_Recorded information_
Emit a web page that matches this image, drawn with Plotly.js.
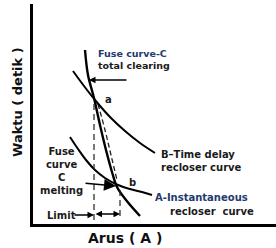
<!DOCTYPE html>
<html>
<head>
<meta charset="utf-8">
<script src="https://cdn.plot.ly/plotly-3.0.1.min.js"></script>
<style>html,body{margin:0;padding:0;background:#fff;overflow:hidden;}#chart{width:276px;height:248px;}</style>
</head>
<body>
<div id="chart"></div>
<script>
// Schematic time-current curves (arbitrary units: Arus on x, Waktu on y)
const fuseClearX = [52, 55, 61, 67, 73, 79, 84, 93, 107];
const fuseClearY = [174, 149, 126, 99, 74, 52, 37, 24, 8];
const fuseMeltX = [65, 72, 78, 84];
const fuseMeltY = [120, 94, 69, 44];
const recloserBX = [40, 51, 62, 77, 92, 107, 122];
const recloserBY = [153, 138, 124, 107, 93, 81, 71];
const recloserAX = [37, 45, 53, 62, 72, 85, 97, 109, 119];
const recloserAY = [87, 75, 64, 54, 46, 39, 35, 32, 29];
const pointA = [61, 125];
const pointB = [85, 38];
const limitLeftX = 61, limitRightX = 87;
const limitLeftY = [120, -5];
const limitRightY = [34, 8];
const limitArrowY = 10;

const dark = '#1a1a1a';
const blue = '#24396e';
const f = (s, c) => ({family: 'DejaVu Sans', size: s, color: c || dark, weight: 'bold'});

const traces = [
  {x: fuseClearX, y: fuseClearY, mode: 'lines', line: {color: '#000', width: 2.4, shape: 'spline'}, cliponaxis: false},
  {x: fuseMeltX, y: fuseMeltY, mode: 'lines', line: {color: '#222', width: 1.3, dash: '5px,3px', shape: 'spline'}},
  {x: recloserBX, y: recloserBY, mode: 'lines', line: {color: '#000', width: 2, shape: 'spline'}},
  {x: recloserAX, y: recloserAY, mode: 'lines', line: {color: '#000', width: 2, shape: 'spline'}},
  {x: [limitLeftX, limitLeftX], y: limitLeftY, mode: 'lines', line: {color: '#222', width: 1.2, dash: '6px,4px'}, cliponaxis: false},
  {x: [limitRightX, limitRightX], y: limitRightY, mode: 'lines', line: {color: '#222', width: 1.2, dash: '6px,4px'}}
];

const XMAX = 243, YMAX = 220;
const annotations = [
  {x: 63, y: 165, xref: 'x', yref: 'y', text: '<span style="color:' + blue + '">Fuse curve-C</span><br>total clearing', showarrow: false, xanchor: 'left', yanchor: 'middle', align: 'left', font: f(9.5)},
  {x: 56, y: 144, ax: 95, ay: 144, xref: 'x', yref: 'y', axref: 'x', ayref: 'y', text: '', showarrow: true, arrowhead: 2, arrowsize: 1, arrowwidth: 1.3, arrowcolor: '#000'},
  {x: pointA[0] + 9, y: pointA[1], xref: 'x', yref: 'y', text: 'a', showarrow: false, xanchor: 'left', yanchor: 'middle', font: f(10)},
  {x: pointB[0] + 9, y: pointB[1] + 4, xref: 'x', yref: 'y', text: 'b', showarrow: false, xanchor: 'left', yanchor: 'middle', font: f(10)},
  {x: 126, y: 63, xref: 'x', yref: 'y', text: 'B–Time delay<br>recloser curve', showarrow: false, xanchor: 'left', yanchor: 'middle', align: 'left', font: f(10)},
  {x: 120, y: 27, xref: 'x', yref: 'y', text: 'A-Instantaneous', showarrow: false, xanchor: 'left', yanchor: 'middle', font: f(10, blue)},
  {x: 135, y: 13, xref: 'x', yref: 'y', text: 'recloser  curve', showarrow: false, xanchor: 'left', yanchor: 'middle', font: f(10)},
  {x: 28, y: 53, xref: 'x', yref: 'y', text: 'Fuse<br>curve<br>C<br>melting', showarrow: false, xanchor: 'center', yanchor: 'middle', align: 'center', font: f(10)},
  {x: pointB[0] - 2, y: pointB[1], ax: 51, ay: 41, xref: 'x', yref: 'y', axref: 'x', ayref: 'y', text: '', showarrow: true, arrowhead: 2, arrowsize: 1.6, arrowwidth: 1.5, arrowcolor: '#000'},
  {x: 12, y: limitArrowY - 1, xref: 'x', yref: 'y', text: 'Limit', showarrow: false, xanchor: 'left', yanchor: 'middle', font: f(10)},
  {x: limitLeftX, y: limitArrowY - 1, ax: 40, ay: limitArrowY - 1, xref: 'x', yref: 'y', axref: 'x', ayref: 'y', text: '', showarrow: true, arrowhead: 2, arrowsize: 1, arrowwidth: 1.3, arrowcolor: '#000'},
  {x: limitRightX, y: limitArrowY, ax: limitLeftX, ay: limitArrowY, xref: 'x', yref: 'y', axref: 'x', ayref: 'y', text: '', showarrow: true, arrowhead: 2, startarrowhead: 2, arrowside: 'end+start', arrowsize: 1, arrowwidth: 1.3, arrowcolor: '#000'},
  {x: 92 / XMAX, y: -14 / YMAX, xref: 'paper', yref: 'paper', text: 'Arus ( A )', showarrow: false, xanchor: 'center', yanchor: 'middle', font: f(14, '#111')},
  {x: -16 / XMAX, y: 122 / YMAX, xref: 'paper', yref: 'paper', text: 'Waktu ( detik )', textangle: -90, showarrow: false, xanchor: 'center', yanchor: 'middle', font: f(13, '#111')}
];

const layout = {
  width: 276, height: 248,
  margin: {l: 33, r: 0, t: 4, b: 24, pad: 0},
  paper_bgcolor: '#fff', plot_bgcolor: '#fff',
  showlegend: false,
  xaxis: {range: [0, XMAX], showline: true, mirror: false, linewidth: 3, linecolor: '#000', showgrid: false, zeroline: false, showticklabels: false, ticks: ''},
  yaxis: {range: [0, YMAX], showline: true, mirror: false, linewidth: 3, linecolor: '#000', showgrid: false, zeroline: false, showticklabels: false, ticks: ''},
  annotations: annotations
};

Plotly.newPlot('chart', traces, layout, {staticPlot: true, displayModeBar: false});
</script>
</body>
</html>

_Aim of the task_
Leave out all pictures, then copy the remaining material exactly.

_The output_
Emit a web page that matches this image, drawn with Plotly.js.
<!DOCTYPE html>
<html>
<head>
<meta charset="utf-8">
<script src="https://cdn.plot.ly/plotly-3.0.1.min.js"></script>
<style>html,body{margin:0;padding:0;background:#fff;overflow:hidden;}#chart{width:276px;height:248px;}</style>
</head>
<body>
<div id="chart"></div>
<script>
// Schematic time-current curves (arbitrary units: Arus on x, Waktu on y)
const fuseClearX = [52, 55, 61, 67, 73, 79, 84, 93, 107];
const fuseClearY = [174, 149, 126, 99, 74, 52, 37, 24, 8];
const fuseMeltX = [65, 72, 78, 84];
const fuseMeltY = [120, 94, 69, 44];
const recloserBX = [40, 51, 62, 77, 92, 107, 122];
const recloserBY = [153, 138, 124, 107, 93, 81, 71];
const recloserAX = [37, 45, 53, 62, 72, 85, 97, 109, 119];
const recloserAY = [87, 75, 64, 54, 46, 39, 35, 32, 29];
const pointA = [61, 125];
const pointB = [85, 38];
const limitLeftX = 61, limitRightX = 87;
const limitLeftY = [120, -5];
const limitRightY = [34, 8];
const limitArrowY = 10;

const dark = '#1a1a1a';
const blue = '#24396e';
const f = (s, c) => ({family: 'DejaVu Sans', size: s, color: c || dark, weight: 'bold'});

const traces = [
  {x: fuseClearX, y: fuseClearY, mode: 'lines', line: {color: '#000', width: 2.4, shape: 'spline'}, cliponaxis: false},
  {x: fuseMeltX, y: fuseMeltY, mode: 'lines', line: {color: '#222', width: 1.3, dash: '5px,3px', shape: 'spline'}},
  {x: recloserBX, y: recloserBY, mode: 'lines', line: {color: '#000', width: 2, shape: 'spline'}},
  {x: recloserAX, y: recloserAY, mode: 'lines', line: {color: '#000', width: 2, shape: 'spline'}},
  {x: [limitLeftX, limitLeftX], y: limitLeftY, mode: 'lines', line: {color: '#222', width: 1.2, dash: '6px,4px'}, cliponaxis: false},
  {x: [limitRightX, limitRightX], y: limitRightY, mode: 'lines', line: {color: '#222', width: 1.2, dash: '6px,4px'}}
];

const XMAX = 243, YMAX = 220;
const annotations = [
  {x: 63, y: 165, xref: 'x', yref: 'y', text: '<span style="color:' + blue + '">Fuse curve-C</span><br>total clearing', showarrow: false, xanchor: 'left', yanchor: 'middle', align: 'left', font: f(9.5)},
  {x: 56, y: 144, ax: 95, ay: 144, xref: 'x', yref: 'y', axref: 'x', ayref: 'y', text: '', showarrow: true, arrowhead: 2, arrowsize: 1, arrowwidth: 1.3, arrowcolor: '#000'},
  {x: pointA[0] + 9, y: pointA[1], xref: 'x', yref: 'y', text: 'a', showarrow: false, xanchor: 'left', yanchor: 'middle', font: f(10)},
  {x: pointB[0] + 9, y: pointB[1] + 4, xref: 'x', yref: 'y', text: 'b', showarrow: false, xanchor: 'left', yanchor: 'middle', font: f(10)},
  {x: 126, y: 63, xref: 'x', yref: 'y', text: 'B–Time delay<br>recloser curve', showarrow: false, xanchor: 'left', yanchor: 'middle', align: 'left', font: f(10)},
  {x: 120, y: 27, xref: 'x', yref: 'y', text: 'A-Instantaneous', showarrow: false, xanchor: 'left', yanchor: 'middle', font: f(10, blue)},
  {x: 135, y: 13, xref: 'x', yref: 'y', text: 'recloser  curve', showarrow: false, xanchor: 'left', yanchor: 'middle', font: f(10)},
  {x: 28, y: 53, xref: 'x', yref: 'y', text: 'Fuse<br>curve<br>C<br>melting', showarrow: false, xanchor: 'center', yanchor: 'middle', align: 'center', font: f(10)},
  {x: pointB[0] - 2, y: pointB[1], ax: 51, ay: 41, xref: 'x', yref: 'y', axref: 'x', ayref: 'y', text: '', showarrow: true, arrowhead: 2, arrowsize: 1.6, arrowwidth: 1.5, arrowcolor: '#000'},
  {x: 12, y: limitArrowY - 1, xref: 'x', yref: 'y', text: 'Limit', showarrow: false, xanchor: 'left', yanchor: 'middle', font: f(10)},
  {x: limitLeftX, y: limitArrowY - 1, ax: 40, ay: limitArrowY - 1, xref: 'x', yref: 'y', axref: 'x', ayref: 'y', text: '', showarrow: true, arrowhead: 2, arrowsize: 1, arrowwidth: 1.3, arrowcolor: '#000'},
  {x: limitRightX, y: limitArrowY, ax: limitLeftX, ay: limitArrowY, xref: 'x', yref: 'y', axref: 'x', ayref: 'y', text: '', showarrow: true, arrowhead: 2, startarrowhead: 2, arrowside: 'end+start', arrowsize: 1, arrowwidth: 1.3, arrowcolor: '#000'},
  {x: 92 / XMAX, y: -14 / YMAX, xref: 'paper', yref: 'paper', text: 'Arus ( A )', showarrow: false, xanchor: 'center', yanchor: 'middle', font: f(14, '#111')},
  {x: -16 / XMAX, y: 122 / YMAX, xref: 'paper', yref: 'paper', text: 'Waktu ( detik )', textangle: -90, showarrow: false, xanchor: 'center', yanchor: 'middle', font: f(13, '#111')}
];

const layout = {
  width: 276, height: 248,
  margin: {l: 33, r: 0, t: 4, b: 24, pad: 0},
  paper_bgcolor: '#fff', plot_bgcolor: '#fff',
  showlegend: false,
  xaxis: {range: [0, XMAX], showline: true, mirror: false, linewidth: 3, linecolor: '#000', showgrid: false, zeroline: false, showticklabels: false, ticks: ''},
  yaxis: {range: [0, YMAX], showline: true, mirror: false, linewidth: 3, linecolor: '#000', showgrid: false, zeroline: false, showticklabels: false, ticks: ''},
  annotations: annotations
};

Plotly.newPlot('chart', traces, layout, {staticPlot: true, displayModeBar: false});
</script>
</body>
</html>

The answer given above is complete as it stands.